El chaval no la vio llegar por encima de su cabeza y le impactó de lleno en toda su cocorota con toda la fuerza de la gravedad. 

El niño se puso a llorar, enseguida la pandilla dejó de tirar piedras, le protegieron y se lo llevaron para casa. Se acabó la guerra.

Desaparecieron todos de la calle. Una hora después, la madre, que venía de casa en casa en busca de  quién le había tirado la piedra a su hijo, se presentó en mi casa arrastrando a los otros niños y sus madres.

Mi madre me llamó asustada y me preguntó quién había tirado la piedra al niño. Las madres me miraban todas pendientes a ver qué decía. 

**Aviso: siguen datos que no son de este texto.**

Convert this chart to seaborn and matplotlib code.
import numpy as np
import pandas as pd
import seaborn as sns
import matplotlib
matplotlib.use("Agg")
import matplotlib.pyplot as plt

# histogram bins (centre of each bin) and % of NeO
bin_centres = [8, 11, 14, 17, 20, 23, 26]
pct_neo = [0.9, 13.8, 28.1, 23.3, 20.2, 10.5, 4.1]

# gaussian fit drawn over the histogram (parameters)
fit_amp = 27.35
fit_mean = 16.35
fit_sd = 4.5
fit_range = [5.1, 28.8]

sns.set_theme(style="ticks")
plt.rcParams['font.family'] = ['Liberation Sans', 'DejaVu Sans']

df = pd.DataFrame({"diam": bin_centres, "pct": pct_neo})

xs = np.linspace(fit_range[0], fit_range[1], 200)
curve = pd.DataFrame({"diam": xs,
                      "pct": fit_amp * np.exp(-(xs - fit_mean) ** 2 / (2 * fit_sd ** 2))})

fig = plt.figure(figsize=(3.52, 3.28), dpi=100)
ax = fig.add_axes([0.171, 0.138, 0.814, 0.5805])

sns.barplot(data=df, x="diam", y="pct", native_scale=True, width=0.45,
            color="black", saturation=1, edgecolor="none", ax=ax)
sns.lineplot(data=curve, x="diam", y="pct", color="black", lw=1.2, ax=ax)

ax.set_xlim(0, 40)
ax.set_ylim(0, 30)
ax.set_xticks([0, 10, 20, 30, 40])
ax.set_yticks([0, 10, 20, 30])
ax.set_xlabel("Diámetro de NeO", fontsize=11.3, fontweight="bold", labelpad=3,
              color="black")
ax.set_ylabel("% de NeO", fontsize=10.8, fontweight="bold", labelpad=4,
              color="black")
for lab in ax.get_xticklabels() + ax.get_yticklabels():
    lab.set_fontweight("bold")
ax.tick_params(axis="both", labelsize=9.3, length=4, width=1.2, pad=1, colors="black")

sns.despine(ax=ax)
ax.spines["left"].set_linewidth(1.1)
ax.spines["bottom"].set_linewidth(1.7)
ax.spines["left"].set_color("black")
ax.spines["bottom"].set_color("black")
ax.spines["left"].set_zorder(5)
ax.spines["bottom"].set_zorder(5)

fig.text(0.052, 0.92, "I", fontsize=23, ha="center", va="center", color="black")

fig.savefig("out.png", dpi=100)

La madre y el niño me miraban buscando al culpable de la pedrada y yo sabía quién le había tirado la piedra. 

Ella no le preguntó a su hijo ni a su pandilla el motivo para empezar una guerra a pedradas. Le eché la culpa al niño más malo de nuestra calle y a la casualidad, que el cruce de piedras provocó que una impactara en la cabeza de su hijo porque todos tirábamos piedras.

La madre del chaval se fue enfurecida. Seguro que no le preguntó a su hijo la razón por la que nos atacaron a pedradas. 

Por mí le hubiese lanzado un cohete, pero en mi casa controlaban mis materiales desde que quemé los calcetines a una prima mía con un trucaje que le hice a unas bombitas.

Que los niños nos creíamos grandes cuando éramos pequeños no me cabe duda. No le llegábamos a nuestras madres por el hombro cuando con el paso de los años a duras penas nos llegaban nuestras madres por nuestro hombro.